### Source data
..............................
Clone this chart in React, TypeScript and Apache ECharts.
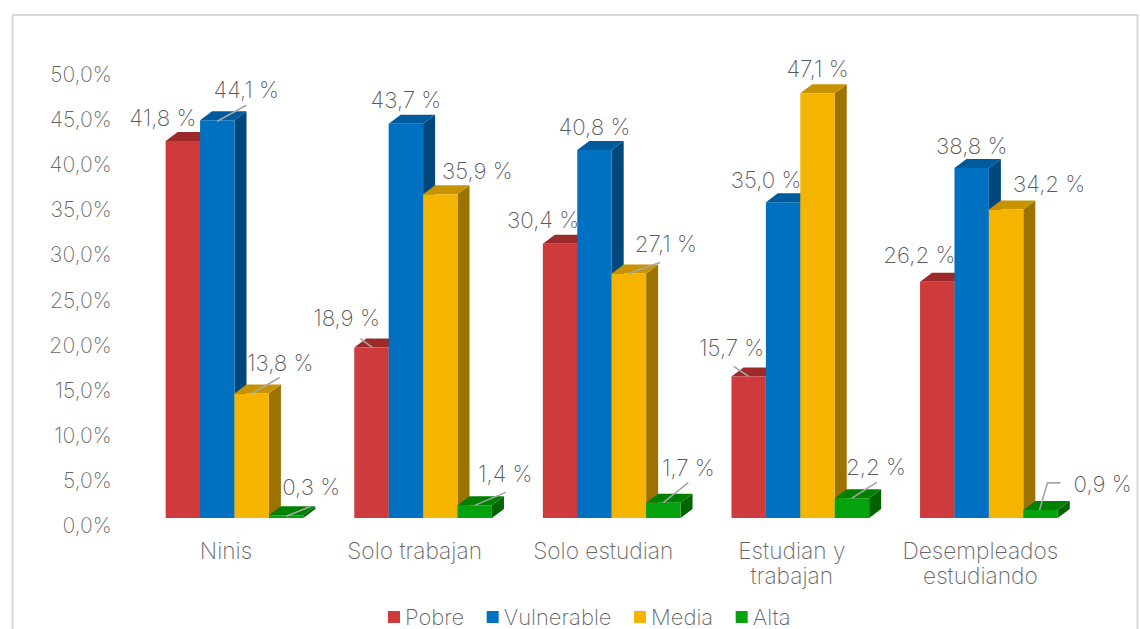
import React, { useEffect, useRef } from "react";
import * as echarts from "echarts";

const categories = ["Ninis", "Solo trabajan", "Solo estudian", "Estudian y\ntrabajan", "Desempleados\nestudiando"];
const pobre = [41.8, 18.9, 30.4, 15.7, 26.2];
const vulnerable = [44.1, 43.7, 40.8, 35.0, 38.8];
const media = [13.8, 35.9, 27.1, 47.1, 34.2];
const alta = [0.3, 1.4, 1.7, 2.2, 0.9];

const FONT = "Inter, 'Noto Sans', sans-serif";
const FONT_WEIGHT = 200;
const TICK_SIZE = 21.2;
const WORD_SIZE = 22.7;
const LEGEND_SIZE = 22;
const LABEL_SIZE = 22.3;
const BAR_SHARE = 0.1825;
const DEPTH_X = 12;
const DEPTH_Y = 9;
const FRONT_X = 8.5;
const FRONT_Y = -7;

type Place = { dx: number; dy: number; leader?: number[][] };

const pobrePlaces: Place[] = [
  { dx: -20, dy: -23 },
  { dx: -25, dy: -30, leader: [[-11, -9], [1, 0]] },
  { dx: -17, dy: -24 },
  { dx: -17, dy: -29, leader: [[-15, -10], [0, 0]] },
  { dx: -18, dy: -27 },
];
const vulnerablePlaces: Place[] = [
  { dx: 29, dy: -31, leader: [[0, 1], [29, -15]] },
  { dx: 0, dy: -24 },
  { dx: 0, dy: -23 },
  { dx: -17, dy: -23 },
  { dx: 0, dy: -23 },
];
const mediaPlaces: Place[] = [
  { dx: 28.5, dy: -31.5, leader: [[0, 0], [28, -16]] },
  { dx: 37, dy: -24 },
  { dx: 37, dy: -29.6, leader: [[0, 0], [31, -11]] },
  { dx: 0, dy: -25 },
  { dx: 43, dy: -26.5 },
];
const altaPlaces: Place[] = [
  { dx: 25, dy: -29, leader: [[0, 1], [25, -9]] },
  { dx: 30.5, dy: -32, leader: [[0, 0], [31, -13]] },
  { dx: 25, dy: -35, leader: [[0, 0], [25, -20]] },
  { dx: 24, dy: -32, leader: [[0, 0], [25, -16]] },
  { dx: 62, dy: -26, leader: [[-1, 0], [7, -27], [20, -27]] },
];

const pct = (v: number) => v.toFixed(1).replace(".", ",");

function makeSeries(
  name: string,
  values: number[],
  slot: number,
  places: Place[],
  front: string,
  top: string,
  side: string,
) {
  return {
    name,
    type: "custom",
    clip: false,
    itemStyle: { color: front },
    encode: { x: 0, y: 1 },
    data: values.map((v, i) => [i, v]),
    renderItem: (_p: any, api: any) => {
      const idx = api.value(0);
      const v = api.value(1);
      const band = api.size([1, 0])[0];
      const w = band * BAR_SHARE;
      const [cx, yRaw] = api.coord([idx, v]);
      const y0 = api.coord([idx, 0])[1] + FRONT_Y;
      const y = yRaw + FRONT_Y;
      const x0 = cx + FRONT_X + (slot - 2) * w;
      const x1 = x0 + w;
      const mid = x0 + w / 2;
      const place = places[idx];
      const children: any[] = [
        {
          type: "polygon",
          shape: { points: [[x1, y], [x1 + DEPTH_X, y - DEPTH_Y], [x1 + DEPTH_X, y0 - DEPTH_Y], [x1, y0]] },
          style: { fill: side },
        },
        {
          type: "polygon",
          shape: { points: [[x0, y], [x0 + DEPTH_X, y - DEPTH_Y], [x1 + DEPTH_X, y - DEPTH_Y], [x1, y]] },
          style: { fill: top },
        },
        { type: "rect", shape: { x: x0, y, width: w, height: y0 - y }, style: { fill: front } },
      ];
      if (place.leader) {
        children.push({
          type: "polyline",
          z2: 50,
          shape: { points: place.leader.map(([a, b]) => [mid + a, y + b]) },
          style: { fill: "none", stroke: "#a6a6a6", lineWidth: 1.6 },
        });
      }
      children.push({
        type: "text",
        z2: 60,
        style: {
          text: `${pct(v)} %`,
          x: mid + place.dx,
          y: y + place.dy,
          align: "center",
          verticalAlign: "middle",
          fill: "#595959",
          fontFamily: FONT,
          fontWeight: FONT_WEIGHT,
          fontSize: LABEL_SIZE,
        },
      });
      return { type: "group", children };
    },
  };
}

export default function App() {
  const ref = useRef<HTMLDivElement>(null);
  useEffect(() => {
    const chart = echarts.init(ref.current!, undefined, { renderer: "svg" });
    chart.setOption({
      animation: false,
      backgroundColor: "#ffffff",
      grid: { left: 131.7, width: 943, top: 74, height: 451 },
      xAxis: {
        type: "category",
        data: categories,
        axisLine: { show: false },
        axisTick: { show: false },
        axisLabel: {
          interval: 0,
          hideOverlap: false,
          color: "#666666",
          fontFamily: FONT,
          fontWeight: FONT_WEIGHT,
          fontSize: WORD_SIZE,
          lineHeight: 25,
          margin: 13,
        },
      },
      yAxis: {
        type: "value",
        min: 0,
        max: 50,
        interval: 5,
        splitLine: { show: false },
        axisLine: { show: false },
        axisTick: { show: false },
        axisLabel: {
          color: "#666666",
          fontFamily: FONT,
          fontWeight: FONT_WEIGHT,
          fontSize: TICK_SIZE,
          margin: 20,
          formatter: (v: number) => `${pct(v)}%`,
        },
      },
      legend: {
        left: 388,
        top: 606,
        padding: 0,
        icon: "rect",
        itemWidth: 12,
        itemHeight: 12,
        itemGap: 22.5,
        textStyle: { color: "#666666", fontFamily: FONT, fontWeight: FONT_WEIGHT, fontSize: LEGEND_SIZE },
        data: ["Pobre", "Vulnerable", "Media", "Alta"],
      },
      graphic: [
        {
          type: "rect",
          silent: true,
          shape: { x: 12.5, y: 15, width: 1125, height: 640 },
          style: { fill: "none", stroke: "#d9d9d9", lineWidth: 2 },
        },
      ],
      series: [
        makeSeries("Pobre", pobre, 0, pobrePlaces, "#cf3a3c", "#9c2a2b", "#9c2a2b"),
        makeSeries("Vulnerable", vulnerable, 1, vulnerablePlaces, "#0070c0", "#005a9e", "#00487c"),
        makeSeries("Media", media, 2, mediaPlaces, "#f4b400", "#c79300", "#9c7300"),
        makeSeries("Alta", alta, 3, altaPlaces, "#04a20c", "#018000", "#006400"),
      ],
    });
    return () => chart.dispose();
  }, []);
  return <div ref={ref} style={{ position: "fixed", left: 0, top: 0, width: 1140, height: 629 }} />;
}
..............................
### Task details
The material above holds pictures; copy everything else in it exactly.

### Task result
Clone this chart in React, TypeScript and Apache ECharts.
import React, { useEffect, useRef } from "react";
import * as echarts from "echarts";

const categories = ["Ninis", "Solo trabajan", "Solo estudian", "Estudian y\ntrabajan", "Desempleados\nestudiando"];
const pobre = [41.8, 18.9, 30.4, 15.7, 26.2];
const vulnerable = [44.1, 43.7, 40.8, 35.0, 38.8];
const media = [13.8, 35.9, 27.1, 47.1, 34.2];
const alta = [0.3, 1.4, 1.7, 2.2, 0.9];

const FONT = "Inter, 'Noto Sans', sans-serif";
const FONT_WEIGHT = 200;
const TICK_SIZE = 21.2;
const WORD_SIZE = 22.7;
const LEGEND_SIZE = 22;
const LABEL_SIZE = 22.3;
const BAR_SHARE = 0.1825;
const DEPTH_X = 12;
const DEPTH_Y = 9;
const FRONT_X = 8.5;
const FRONT_Y = -7;

type Place = { dx: number; dy: number; leader?: number[][] };

const pobrePlaces: Place[] = [
  { dx: -20, dy: -23 },
  { dx: -25, dy: -30, leader: [[-11, -9], [1, 0]] },
  { dx: -17, dy: -24 },
  { dx: -17, dy: -29, leader: [[-15, -10], [0, 0]] },
  { dx: -18, dy: -27 },
];
const vulnerablePlaces: Place[] = [
  { dx: 29, dy: -31, leader: [[0, 1], [29, -15]] },
  { dx: 0, dy: -24 },
  { dx: 0, dy: -23 },
  { dx: -17, dy: -23 },
  { dx: 0, dy: -23 },
];
const mediaPlaces: Place[] = [
  { dx: 28.5, dy: -31.5, leader: [[0, 0], [28, -16]] },
  { dx: 37, dy: -24 },
  { dx: 37, dy: -29.6, leader: [[0, 0], [31, -11]] },
  { dx: 0, dy: -25 },
  { dx: 43, dy: -26.5 },
];
const altaPlaces: Place[] = [
  { dx: 25, dy: -29, leader: [[0, 1], [25, -9]] },
  { dx: 30.5, dy: -32, leader: [[0, 0], [31, -13]] },
  { dx: 25, dy: -35, leader: [[0, 0], [25, -20]] },
  { dx: 24, dy: -32, leader: [[0, 0], [25, -16]] },
  { dx: 62, dy: -26, leader: [[-1, 0], [7, -27], [20, -27]] },
];

const pct = (v: number) => v.toFixed(1).replace(".", ",");

function makeSeries(
  name: string,
  values: number[],
  slot: number,
  places: Place[],
  front: string,
  top: string,
  side: string,
) {
  return {
    name,
    type: "custom",
    clip: false,
    itemStyle: { color: front },
    encode: { x: 0, y: 1 },
    data: values.map((v, i) => [i, v]),
    renderItem: (_p: any, api: any) => {
      const idx = api.value(0);
      const v = api.value(1);
      const band = api.size([1, 0])[0];
      const w = band * BAR_SHARE;
      const [cx, yRaw] = api.coord([idx, v]);
      const y0 = api.coord([idx, 0])[1] + FRONT_Y;
      const y = yRaw + FRONT_Y;
      const x0 = cx + FRONT_X + (slot - 2) * w;
      const x1 = x0 + w;
      const mid = x0 + w / 2;
      const place = places[idx];
      const children: any[] = [
        {
          type: "polygon",
          shape: { points: [[x1, y], [x1 + DEPTH_X, y - DEPTH_Y], [x1 + DEPTH_X, y0 - DEPTH_Y], [x1, y0]] },
          style: { fill: side },
        },
        {
          type: "polygon",
          shape: { points: [[x0, y], [x0 + DEPTH_X, y - DEPTH_Y], [x1 + DEPTH_X, y - DEPTH_Y], [x1, y]] },
          style: { fill: top },
        },
        { type: "rect", shape: { x: x0, y, width: w, height: y0 - y }, style: { fill: front } },
      ];
      if (place.leader) {
        children.push({
          type: "polyline",
          z2: 50,
          shape: { points: place.leader.map(([a, b]) => [mid + a, y + b]) },
          style: { fill: "none", stroke: "#a6a6a6", lineWidth: 1.6 },
        });
      }
      children.push({
        type: "text",
        z2: 60,
        style: {
          text: `${pct(v)} %`,
          x: mid + place.dx,
          y: y + place.dy,
          align: "center",
          verticalAlign: "middle",
          fill: "#595959",
          fontFamily: FONT,
          fontWeight: FONT_WEIGHT,
          fontSize: LABEL_SIZE,
        },
      });
      return { type: "group", children };
    },
  };
}

export default function App() {
  const ref = useRef<HTMLDivElement>(null);
  useEffect(() => {
    const chart = echarts.init(ref.current!, undefined, { renderer: "svg" });
    chart.setOption({
      animation: false,
      backgroundColor: "#ffffff",
      grid: { left: 131.7, width: 943, top: 74, height: 451 },
      xAxis: {
        type: "category",
        data: categories,
        axisLine: { show: false },
        axisTick: { show: false },
        axisLabel: {
          interval: 0,
          hideOverlap: false,
          color: "#666666",
          fontFamily: FONT,
          fontWeight: FONT_WEIGHT,
          fontSize: WORD_SIZE,
          lineHeight: 25,
          margin: 13,
        },
      },
      yAxis: {
        type: "value",
        min: 0,
        max: 50,
        interval: 5,
        splitLine: { show: false },
        axisLine: { show: false },
        axisTick: { show: false },
        axisLabel: {
          color: "#666666",
          fontFamily: FONT,
          fontWeight: FONT_WEIGHT,
          fontSize: TICK_SIZE,
          margin: 20,
          formatter: (v: number) => `${pct(v)}%`,
        },
      },
      legend: {
        left: 388,
        top: 606,
        padding: 0,
        icon: "rect",
        itemWidth: 12,
        itemHeight: 12,
        itemGap: 22.5,
        textStyle: { color: "#666666", fontFamily: FONT, fontWeight: FONT_WEIGHT, fontSize: LEGEND_SIZE },
        data: ["Pobre", "Vulnerable", "Media", "Alta"],
      },
      graphic: [
        {
          type: "rect",
          silent: true,
          shape: { x: 12.5, y: 15, width: 1125, height: 640 },
          style: { fill: "none", stroke: "#d9d9d9", lineWidth: 2 },
        },
      ],
      series: [
        makeSeries("Pobre", pobre, 0, pobrePlaces, "#cf3a3c", "#9c2a2b", "#9c2a2b"),
        makeSeries("Vulnerable", vulnerable, 1, vulnerablePlaces, "#0070c0", "#005a9e", "#00487c"),
        makeSeries("Media", media, 2, mediaPlaces, "#f4b400", "#c79300", "#9c7300"),
        makeSeries("Alta", alta, 3, altaPlaces, "#04a20c", "#018000", "#006400"),
      ],
    });
    return () => chart.dispose();
  }, []);
  return <div ref={ref} style={{ position: "fixed", left: 0, top: 0, width: 1140, height: 629 }} />;
}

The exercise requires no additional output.